◆ DATA PROVIDED
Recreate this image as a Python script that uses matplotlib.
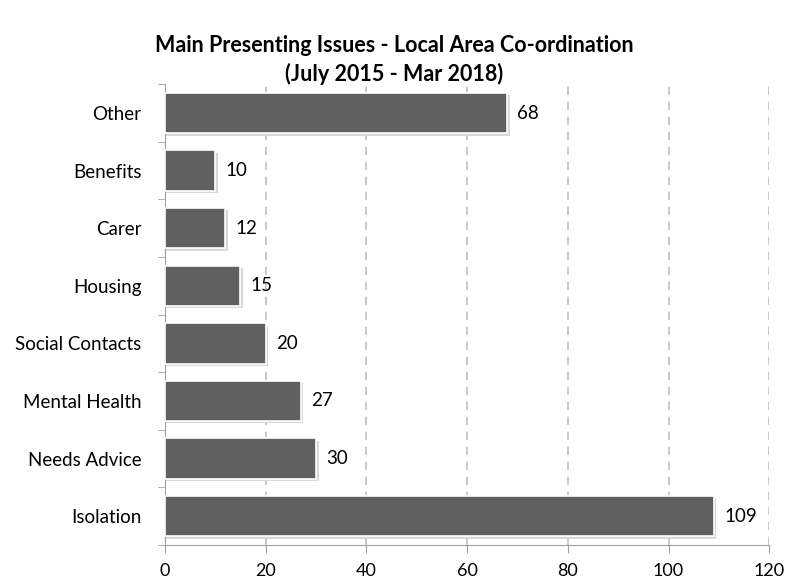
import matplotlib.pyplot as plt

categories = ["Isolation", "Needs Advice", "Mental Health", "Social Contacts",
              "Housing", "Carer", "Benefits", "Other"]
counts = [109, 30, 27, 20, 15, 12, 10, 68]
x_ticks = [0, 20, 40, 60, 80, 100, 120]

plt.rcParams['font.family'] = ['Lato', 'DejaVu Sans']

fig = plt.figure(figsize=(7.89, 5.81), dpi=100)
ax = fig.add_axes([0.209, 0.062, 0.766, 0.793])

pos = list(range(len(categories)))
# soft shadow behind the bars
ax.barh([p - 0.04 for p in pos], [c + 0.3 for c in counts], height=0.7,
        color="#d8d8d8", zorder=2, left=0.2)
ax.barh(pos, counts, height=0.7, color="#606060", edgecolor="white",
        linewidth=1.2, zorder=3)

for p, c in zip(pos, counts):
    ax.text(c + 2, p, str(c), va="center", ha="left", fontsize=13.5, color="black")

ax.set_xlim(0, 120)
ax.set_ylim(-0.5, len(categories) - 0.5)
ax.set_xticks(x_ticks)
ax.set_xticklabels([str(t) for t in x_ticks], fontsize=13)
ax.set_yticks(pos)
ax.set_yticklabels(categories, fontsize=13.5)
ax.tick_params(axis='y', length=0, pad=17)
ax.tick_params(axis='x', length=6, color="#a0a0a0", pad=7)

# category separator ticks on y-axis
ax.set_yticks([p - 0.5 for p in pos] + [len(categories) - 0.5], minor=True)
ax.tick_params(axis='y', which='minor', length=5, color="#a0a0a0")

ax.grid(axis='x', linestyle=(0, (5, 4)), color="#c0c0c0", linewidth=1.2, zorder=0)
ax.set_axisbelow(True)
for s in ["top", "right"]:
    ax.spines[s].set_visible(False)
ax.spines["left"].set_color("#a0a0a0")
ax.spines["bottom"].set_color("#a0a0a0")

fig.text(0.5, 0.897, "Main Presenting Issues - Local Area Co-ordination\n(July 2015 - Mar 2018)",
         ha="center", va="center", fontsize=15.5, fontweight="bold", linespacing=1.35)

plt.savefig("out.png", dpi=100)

◆ SET PROBLEM
The data above needs to be retyped exactly, with the images left out.

◆ RESULT
Recreate this image as a Python script that uses matplotlib.
import matplotlib.pyplot as plt

categories = ["Isolation", "Needs Advice", "Mental Health", "Social Contacts",
              "Housing", "Carer", "Benefits", "Other"]
counts = [109, 30, 27, 20, 15, 12, 10, 68]
x_ticks = [0, 20, 40, 60, 80, 100, 120]

plt.rcParams['font.family'] = ['Lato', 'DejaVu Sans']

fig = plt.figure(figsize=(7.89, 5.81), dpi=100)
ax = fig.add_axes([0.209, 0.062, 0.766, 0.793])

pos = list(range(len(categories)))
# soft shadow behind the bars
ax.barh([p - 0.04 for p in pos], [c + 0.3 for c in counts], height=0.7,
        color="#d8d8d8", zorder=2, left=0.2)
ax.barh(pos, counts, height=0.7, color="#606060", edgecolor="white",
        linewidth=1.2, zorder=3)

for p, c in zip(pos, counts):
    ax.text(c + 2, p, str(c), va="center", ha="left", fontsize=13.5, color="black")

ax.set_xlim(0, 120)
ax.set_ylim(-0.5, len(categories) - 0.5)
ax.set_xticks(x_ticks)
ax.set_xticklabels([str(t) for t in x_ticks], fontsize=13)
ax.set_yticks(pos)
ax.set_yticklabels(categories, fontsize=13.5)
ax.tick_params(axis='y', length=0, pad=17)
ax.tick_params(axis='x', length=6, color="#a0a0a0", pad=7)

# category separator ticks on y-axis
ax.set_yticks([p - 0.5 for p in pos] + [len(categories) - 0.5], minor=True)
ax.tick_params(axis='y', which='minor', length=5, color="#a0a0a0")

ax.grid(axis='x', linestyle=(0, (5, 4)), color="#c0c0c0", linewidth=1.2, zorder=0)
ax.set_axisbelow(True)
for s in ["top", "right"]:
    ax.spines[s].set_visible(False)
ax.spines["left"].set_color("#a0a0a0")
ax.spines["bottom"].set_color("#a0a0a0")

fig.text(0.5, 0.897, "Main Presenting Issues - Local Area Co-ordination\n(July 2015 - Mar 2018)",
         ha="center", va="center", fontsize=15.5, fontweight="bold", linespacing=1.35)

plt.savefig("out.png", dpi=100)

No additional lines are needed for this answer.